Four of the five girls I worked with at the club.

Four of the five girls I worked with at the club.

“The most decisive actions of our life – I mean those that are most likely to decide the whole course of our future – are, more often than not, unconsidered.”

–Andre Gide

An argument errupted outside of a Hollywood club last night, with around 20-30 people standing nearby. In a matter of seconds, a body hit the ground and flooded in a pool of blood. The next few moments were a blur as chaos ensued. When the six girls we came with with were safely together, we tried recounting the steps of the night. Who stabbed him? Where did they hit him? And what started it?

 All we could conclude was that it happened so fast. Helicopters and police cars were combing the area. Meanwhile, we learned the victim had a severed spinal cord and would be paralyzed if he even survived.  In that split moment of anger, lives have been changed immeasureably.

It’s strange to think about how many things we ponder over endlessly… what should I wear? What should we have for dinner? Where should we go out? Then in a split second, without a thought, the course of our future can be changed.

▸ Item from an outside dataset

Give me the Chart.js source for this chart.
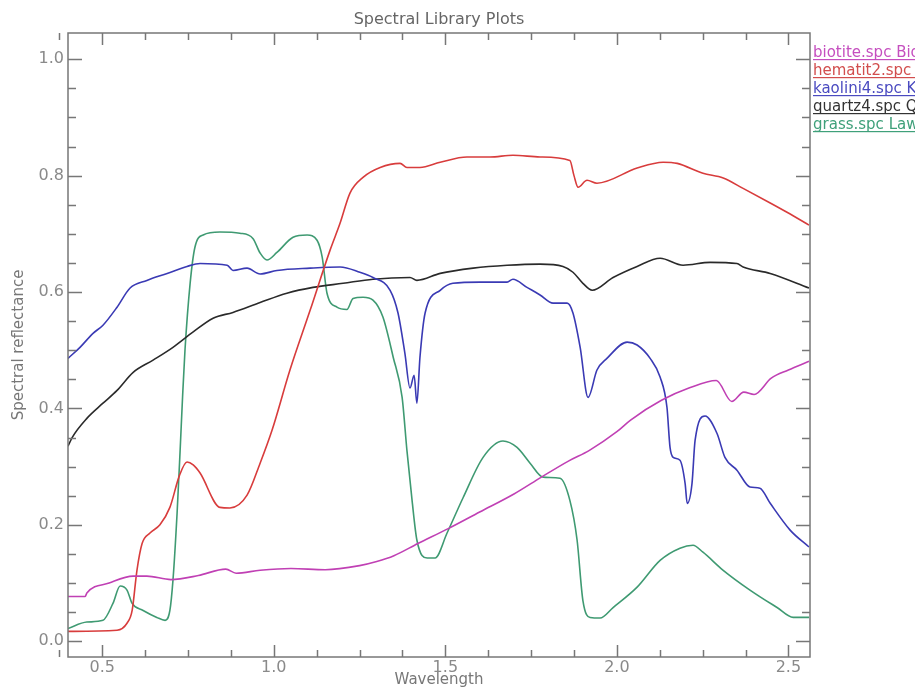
<!DOCTYPE html>
<html>
<head>
<meta charset="UTF-8">
<script src="https://cdn.jsdelivr.net/npm/chart.js"></script>
<style>
  html, body { margin: 0; padding: 0; background: #fff; }
  #wrap { width: 915px; height: 687px; }
</style>
</head>
<body>
<div id="wrap"><canvas id="spectra"></canvas></div>
<script>
// wavelength (x) and reflectance (y), one pair per sample
const biotiteX = [0.40,0.45,0.455,0.52,0.59,0.63,0.70,0.78,0.86,0.89,0.96,1.05,1.15,1.25,1.30,1.35,1.42,1.51,1.60,1.70,1.78,1.86,1.92,2.00,2.04,2.13,2.21,2.29,2.335,2.37,2.40,2.45,2.50,2.56];
const biotiteY = [0.077,0.077,0.083,0.100,0.112,0.112,0.106,0.113,0.124,0.117,0.122,0.125,0.123,0.130,0.137,0.147,0.168,0.194,0.222,0.253,0.282,0.310,0.328,0.360,0.380,0.414,0.435,0.448,0.412,0.428,0.424,0.452,0.466,0.481];

const hematiteX = [0.40,0.543,0.572,0.587,0.601,0.616,0.639,0.668,0.697,0.725,0.747,0.765,0.785,0.843,0.872,0.922,0.96,0.995,1.047,1.106,1.164,1.193,1.222,1.26,1.31,1.368,1.388,1.426,1.485,1.563,1.63,1.697,1.776,1.863,1.875,1.887,1.913,1.942,2.059,2.135,2.176,2.251,2.31,2.368,2.447,2.496,2.56];
const hematiteY = [0.017,0.019,0.031,0.053,0.122,0.168,0.186,0.200,0.230,0.285,0.308,0.303,0.289,0.230,0.229,0.251,0.306,0.363,0.466,0.569,0.672,0.718,0.770,0.797,0.814,0.821,0.814,0.814,0.823,0.832,0.832,0.835,0.832,0.826,0.800,0.780,0.792,0.787,0.813,0.823,0.821,0.804,0.796,0.778,0.753,0.737,0.715];

const kaoliniteX = [0.40,0.435,0.473,0.502,0.543,0.581,0.63,0.689,0.747,0.785,0.864,0.881,0.922,0.96,1.009,1.106,1.193,1.251,1.289,1.339,1.362,1.382,1.397,1.409,1.417,1.426,1.441,1.485,1.522,1.601,1.68,1.697,1.738,1.776,1.814,1.855,1.872,1.893,1.916,1.942,1.971,2.03,2.059,2.097,2.126,2.146,2.155,2.164,2.184,2.199,2.205,2.219,2.228,2.257,2.292,2.315,2.35,2.388,2.417,2.447,2.505,2.56];
const kaoliniteY = [0.486,0.505,0.529,0.543,0.574,0.607,0.620,0.632,0.644,0.649,0.646,0.637,0.641,0.631,0.637,0.641,0.643,0.634,0.625,0.603,0.564,0.495,0.435,0.457,0.409,0.488,0.564,0.603,0.615,0.617,0.617,0.622,0.608,0.595,0.581,0.581,0.564,0.505,0.419,0.466,0.486,0.514,0.509,0.486,0.454,0.402,0.333,0.316,0.311,0.271,0.237,0.271,0.345,0.387,0.357,0.316,0.294,0.265,0.263,0.237,0.191,0.162];

const quartzX = [0.40,0.412,0.455,0.502,0.543,0.59,0.648,0.706,0.764,0.823,0.881,0.96,1.038,1.114,1.202,1.289,1.397,1.417,1.485,1.581,1.68,1.776,1.843,1.872,1.901,1.928,1.989,2.059,2.126,2.193,2.272,2.35,2.368,2.447,2.56];
const quartzY = [0.335,0.350,0.383,0.409,0.431,0.462,0.483,0.505,0.531,0.555,0.565,0.582,0.598,0.608,0.615,0.622,0.625,0.620,0.632,0.641,0.646,0.648,0.644,0.634,0.615,0.603,0.625,0.644,0.658,0.646,0.651,0.649,0.643,0.632,0.607];

const grassX = [0.40,0.455,0.502,0.531,0.552,0.572,0.587,0.619,0.659,0.683,0.697,0.706,0.718,0.727,0.734,0.741,0.756,0.77,0.794,0.843,0.901,0.939,0.96,0.98,1.009,1.056,1.097,1.126,1.141,1.155,1.184,1.213,1.231,1.26,1.289,1.318,1.348,1.374,1.388,1.403,1.417,1.447,1.47,1.505,1.552,1.61,1.668,1.709,1.747,1.785,1.834,1.863,1.884,1.901,1.922,1.951,1.989,2.059,2.126,2.184,2.222,2.251,2.31,2.388,2.467,2.514,2.56];
const grassY = [0.022,0.033,0.036,0.065,0.095,0.088,0.065,0.053,0.041,0.036,0.053,0.105,0.220,0.330,0.420,0.500,0.615,0.677,0.698,0.703,0.701,0.692,0.667,0.655,0.668,0.694,0.698,0.689,0.660,0.598,0.574,0.570,0.589,0.591,0.586,0.557,0.488,0.419,0.328,0.242,0.174,0.143,0.143,0.186,0.247,0.316,0.344,0.333,0.306,0.282,0.280,0.242,0.174,0.070,0.041,0.040,0.058,0.093,0.139,0.160,0.165,0.153,0.122,0.088,0.058,0.041,0.041];

const seriesNames = ['biotite.spc Biotite', 'hematit2.spc Hematite', 'kaolini4.spc Kaolinite', 'quartz4.spc Quartz', 'grass.spc Lawn Grass'];
const xTicks = [0.5, 1.0, 1.5, 2.0, 2.5];
const yTicks = [0.0, 0.2, 0.4, 0.6, 0.8, 1.0];

const lineColors = ['#c040b4', '#d83c3c', '#3a3ab4', '#2a2a2a', '#3f9a72'];
const legendColors = ['#c54fbf', '#d24e4e', '#4a4ac0', '#333333', '#3fa07a'];

function pairs(xs, ys) {
    return xs.map((x, i) => ({ x: x, y: ys[i] }));
}

const seriesData = [
    pairs(biotiteX, biotiteY),
    pairs(hematiteX, hematiteY),
    pairs(kaoliniteX, kaoliniteY),
    pairs(quartzX, quartzY),
    pairs(grassX, grassY)
];

// frame, inward ticks, labels, title and legend in the IDL style
const idlFrame = {
    id: 'idlFrame',
    afterDraw(chart) {
        const ctx = chart.ctx;
        const a = chart.chartArea;
        const xs = chart.scales.x, ys = chart.scales.y;
        ctx.save();
        ctx.strokeStyle = '#777';
        ctx.lineWidth = 1.5;
        ctx.strokeRect(a.left, a.top, a.right - a.left, a.bottom - a.top);

        ctx.beginPath();
        // x ticks every 0.125, major every 0.5
        for (let v = 0.5 - 0.125; v <= 2.56; v += 0.125) {
            const px = Math.round(xs.getPixelForValue(v)) + 0.5;
            const major = Math.abs(v / 0.5 - Math.round(v / 0.5)) < 1e-6;
            const len = major ? 12 : 7;
            ctx.moveTo(px, a.bottom); ctx.lineTo(px, a.bottom - len);
            ctx.moveTo(px, a.top); ctx.lineTo(px, a.top + len);
        }
        // y ticks every 0.05, major every 0.2
        for (let v = 0; v <= 1.04; v += 0.05) {
            const py = Math.round(ys.getPixelForValue(v)) + 0.5;
            const major = Math.abs(v / 0.2 - Math.round(v / 0.2)) < 1e-6;
            const len = major ? 14 : 8;
            ctx.moveTo(a.left, py); ctx.lineTo(a.left + len, py);
            ctx.moveTo(a.right, py); ctx.lineTo(a.right - len, py);
        }
        ctx.stroke();

        ctx.fillStyle = '#8a8a8a';
        ctx.font = '16px "DejaVu Sans"';
        ctx.textAlign = 'center';
        ctx.textBaseline = 'top';
        xTicks.forEach(v => {
            ctx.fillText(v.toFixed(1), xs.getPixelForValue(v), a.bottom + 3);
        });
        ctx.textAlign = 'right';
        ctx.textBaseline = 'middle';
        yTicks.forEach(v => {
            ctx.fillText(v.toFixed(1), a.left - 4, ys.getPixelForValue(v));
        });

        ctx.font = '15px "DejaVu Sans"';
        ctx.fillStyle = '#777';
        ctx.textAlign = 'center';
        ctx.textBaseline = 'top';
        ctx.fillText('Wavelength', (a.left + a.right) / 2, a.bottom + 16);

        ctx.save();
        ctx.translate(19, (a.top + a.bottom) / 2);
        ctx.rotate(-Math.PI / 2);
        ctx.textBaseline = 'middle';
        ctx.fillText('Spectral reflectance', 0, 0);
        ctx.restore();

        ctx.font = '16px "DejaVu Sans"';
        ctx.fillStyle = '#666';
        ctx.textBaseline = 'middle';
        ctx.fillText('Spectral Library Plots', (a.left + a.right) / 2, 20);

        // legend, clipped by the right edge like the original
        ctx.font = '15px "DejaVu Sans"';
        ctx.textAlign = 'left';
        ctx.textBaseline = 'alphabetic';
        seriesNames.forEach((name, i) => {
            const y = 57 + i * 18;
            ctx.fillStyle = legendColors[i];
            ctx.fillText(name, a.right + 3, y);
            const w = ctx.measureText(name).width;
            ctx.fillRect(a.right + 3, y + 2, w, 1.2);
        });
        ctx.restore();
    }
};

new Chart(document.getElementById('spectra'), {
    type: 'line',
    data: {
        datasets: seriesData.map((d, i) => ({
            label: seriesNames[i],
            data: d,
            borderColor: lineColors[i],
            borderWidth: 1.6,
            pointRadius: 0,
            cubicInterpolationMode: 'monotone',
            fill: false
        }))
    },
    options: {
        responsive: true,
        maintainAspectRatio: false,
        animation: false,
        layout: { padding: { left: 68, top: 33, right: 105, bottom: 30 } },
        plugins: {
            legend: { display: false },
            title: { display: false },
            tooltip: { enabled: false }
        },
        scales: {
            x: { type: 'linear', min: 0.4, max: 2.563, display: false },
            y: { type: 'linear', min: -0.027, max: 1.045, display: false }
        }
    },
    plugins: [idlFrame]
});
</script>
</body>
</html>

“Security is a kind of death.” –Tennessee Williams

I used to think security made life less stressful. It seems obvious: If you’re secure in your finances, your relationship, your job… then what do you have to worry about? But then that’s just it: What do you have to worry about. Don’t get me wrong. In most cases, worrying is not something I welcome. But in some ways, it gives you a sense of purpose. Worrying is what pushes us to accomplish things. Think about it: Is there anything you’ve accomplished that wasn’t driven by some sort of worry? The worries that drive us to accomplish things are the milestones and adventures that make up our lives. Without them, wouldn’t things be boring?